__Requirement__. Starting at the first line of the listing below, repeat each line exactly until the line containing "var off = 0.225, bw = 0.2;", which you include. Leave out pictures.

__Available data__.
* Begin *

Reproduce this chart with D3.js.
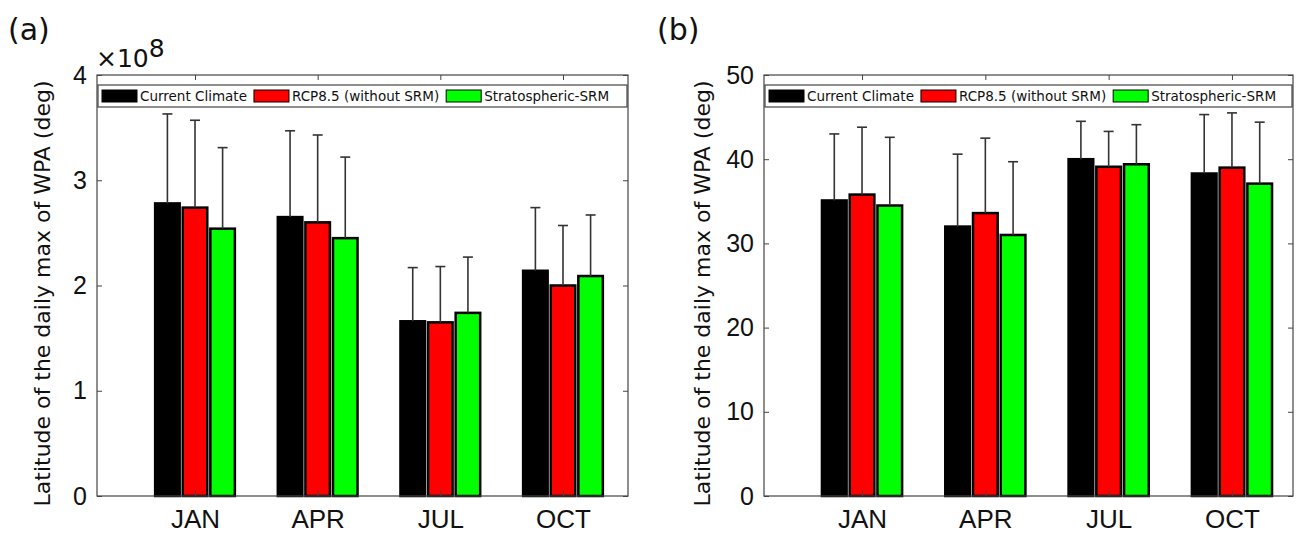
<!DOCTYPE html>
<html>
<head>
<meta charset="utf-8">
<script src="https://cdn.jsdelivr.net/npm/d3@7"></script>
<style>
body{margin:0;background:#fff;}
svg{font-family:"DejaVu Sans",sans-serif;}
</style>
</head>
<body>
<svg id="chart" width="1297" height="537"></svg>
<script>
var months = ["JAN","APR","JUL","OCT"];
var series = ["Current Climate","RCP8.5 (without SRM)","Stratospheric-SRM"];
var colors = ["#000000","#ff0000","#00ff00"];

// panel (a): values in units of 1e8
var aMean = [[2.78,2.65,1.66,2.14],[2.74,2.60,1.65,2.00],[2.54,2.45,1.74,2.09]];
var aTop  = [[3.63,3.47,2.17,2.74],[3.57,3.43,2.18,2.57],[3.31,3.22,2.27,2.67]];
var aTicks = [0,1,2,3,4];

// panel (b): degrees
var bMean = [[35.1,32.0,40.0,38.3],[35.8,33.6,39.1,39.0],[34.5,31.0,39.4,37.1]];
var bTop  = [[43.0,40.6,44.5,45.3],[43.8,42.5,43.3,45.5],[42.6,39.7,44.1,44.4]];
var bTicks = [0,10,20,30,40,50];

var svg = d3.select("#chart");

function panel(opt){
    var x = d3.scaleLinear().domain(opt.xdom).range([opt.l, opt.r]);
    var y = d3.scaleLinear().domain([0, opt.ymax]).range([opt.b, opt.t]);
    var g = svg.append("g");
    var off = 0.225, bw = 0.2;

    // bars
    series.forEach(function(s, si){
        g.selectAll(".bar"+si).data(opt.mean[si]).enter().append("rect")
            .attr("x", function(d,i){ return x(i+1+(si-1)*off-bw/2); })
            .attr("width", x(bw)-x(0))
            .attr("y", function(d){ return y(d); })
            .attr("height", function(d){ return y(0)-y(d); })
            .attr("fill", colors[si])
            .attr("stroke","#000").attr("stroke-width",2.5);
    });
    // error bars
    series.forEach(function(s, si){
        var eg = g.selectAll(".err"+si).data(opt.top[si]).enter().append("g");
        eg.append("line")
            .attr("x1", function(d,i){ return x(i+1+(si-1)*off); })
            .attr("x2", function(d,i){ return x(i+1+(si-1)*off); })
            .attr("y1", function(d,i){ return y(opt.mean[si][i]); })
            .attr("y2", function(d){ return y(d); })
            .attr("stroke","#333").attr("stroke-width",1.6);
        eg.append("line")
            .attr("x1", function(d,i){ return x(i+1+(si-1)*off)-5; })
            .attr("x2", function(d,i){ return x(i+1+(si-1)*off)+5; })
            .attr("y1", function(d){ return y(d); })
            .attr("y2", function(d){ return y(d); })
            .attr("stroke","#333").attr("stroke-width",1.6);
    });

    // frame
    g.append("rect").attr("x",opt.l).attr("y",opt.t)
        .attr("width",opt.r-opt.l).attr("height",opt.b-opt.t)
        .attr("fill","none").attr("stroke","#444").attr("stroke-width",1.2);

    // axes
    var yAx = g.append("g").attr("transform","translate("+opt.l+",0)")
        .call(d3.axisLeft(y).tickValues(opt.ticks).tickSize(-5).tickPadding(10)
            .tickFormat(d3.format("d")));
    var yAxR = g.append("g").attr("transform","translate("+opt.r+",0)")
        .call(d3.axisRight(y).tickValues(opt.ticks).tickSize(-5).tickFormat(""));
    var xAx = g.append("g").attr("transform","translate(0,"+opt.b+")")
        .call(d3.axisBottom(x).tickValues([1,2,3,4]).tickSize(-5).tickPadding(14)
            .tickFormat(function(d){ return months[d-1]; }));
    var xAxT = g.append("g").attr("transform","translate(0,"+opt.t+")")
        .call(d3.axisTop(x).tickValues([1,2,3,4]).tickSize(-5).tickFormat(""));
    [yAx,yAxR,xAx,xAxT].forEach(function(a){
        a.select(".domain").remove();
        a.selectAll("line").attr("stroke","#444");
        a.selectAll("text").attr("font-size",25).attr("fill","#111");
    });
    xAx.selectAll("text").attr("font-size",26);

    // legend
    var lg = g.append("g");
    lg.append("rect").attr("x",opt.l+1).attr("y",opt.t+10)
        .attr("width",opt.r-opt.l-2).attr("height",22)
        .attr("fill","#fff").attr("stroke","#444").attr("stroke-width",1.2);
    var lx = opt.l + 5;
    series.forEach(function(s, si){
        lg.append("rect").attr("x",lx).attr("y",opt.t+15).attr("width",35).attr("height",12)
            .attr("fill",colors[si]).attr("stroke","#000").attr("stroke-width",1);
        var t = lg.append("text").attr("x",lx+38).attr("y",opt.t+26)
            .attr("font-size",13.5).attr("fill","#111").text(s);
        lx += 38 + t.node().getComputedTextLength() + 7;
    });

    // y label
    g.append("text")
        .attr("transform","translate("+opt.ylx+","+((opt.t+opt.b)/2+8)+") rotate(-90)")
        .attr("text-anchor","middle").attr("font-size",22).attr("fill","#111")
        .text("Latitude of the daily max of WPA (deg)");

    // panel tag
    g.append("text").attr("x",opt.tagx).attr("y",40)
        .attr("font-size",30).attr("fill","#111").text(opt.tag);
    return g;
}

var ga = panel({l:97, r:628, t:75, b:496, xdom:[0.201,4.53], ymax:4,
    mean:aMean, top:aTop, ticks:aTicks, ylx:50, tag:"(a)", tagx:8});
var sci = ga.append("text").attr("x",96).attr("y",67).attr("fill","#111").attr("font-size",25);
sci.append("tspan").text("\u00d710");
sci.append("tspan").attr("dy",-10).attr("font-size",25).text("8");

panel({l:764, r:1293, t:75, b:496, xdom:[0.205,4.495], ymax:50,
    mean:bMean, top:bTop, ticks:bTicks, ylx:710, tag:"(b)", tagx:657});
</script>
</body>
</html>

* End *

__Problem solution__.
Reproduce this chart with D3.js.
<!DOCTYPE html>
<html>
<head>
<meta charset="utf-8">
<script src="https://cdn.jsdelivr.net/npm/d3@7"></script>
<style>
body{margin:0;background:#fff;}
svg{font-family:"DejaVu Sans",sans-serif;}
</style>
</head>
<body>
<svg id="chart" width="1297" height="537"></svg>
<script>
var months = ["JAN","APR","JUL","OCT"];
var series = ["Current Climate","RCP8.5 (without SRM)","Stratospheric-SRM"];
var colors = ["#000000","#ff0000","#00ff00"];

// panel (a): values in units of 1e8
var aMean = [[2.78,2.65,1.66,2.14],[2.74,2.60,1.65,2.00],[2.54,2.45,1.74,2.09]];
var aTop  = [[3.63,3.47,2.17,2.74],[3.57,3.43,2.18,2.57],[3.31,3.22,2.27,2.67]];
var aTicks = [0,1,2,3,4];

// panel (b): degrees
var bMean = [[35.1,32.0,40.0,38.3],[35.8,33.6,39.1,39.0],[34.5,31.0,39.4,37.1]];
var bTop  = [[43.0,40.6,44.5,45.3],[43.8,42.5,43.3,45.5],[42.6,39.7,44.1,44.4]];
var bTicks = [0,10,20,30,40,50];

var svg = d3.select("#chart");

function panel(opt){
    var x = d3.scaleLinear().domain(opt.xdom).range([opt.l, opt.r]);
    var y = d3.scaleLinear().domain([0, opt.ymax]).range([opt.b, opt.t]);
    var g = svg.append("g");
    var off = 0.225, bw = 0.2;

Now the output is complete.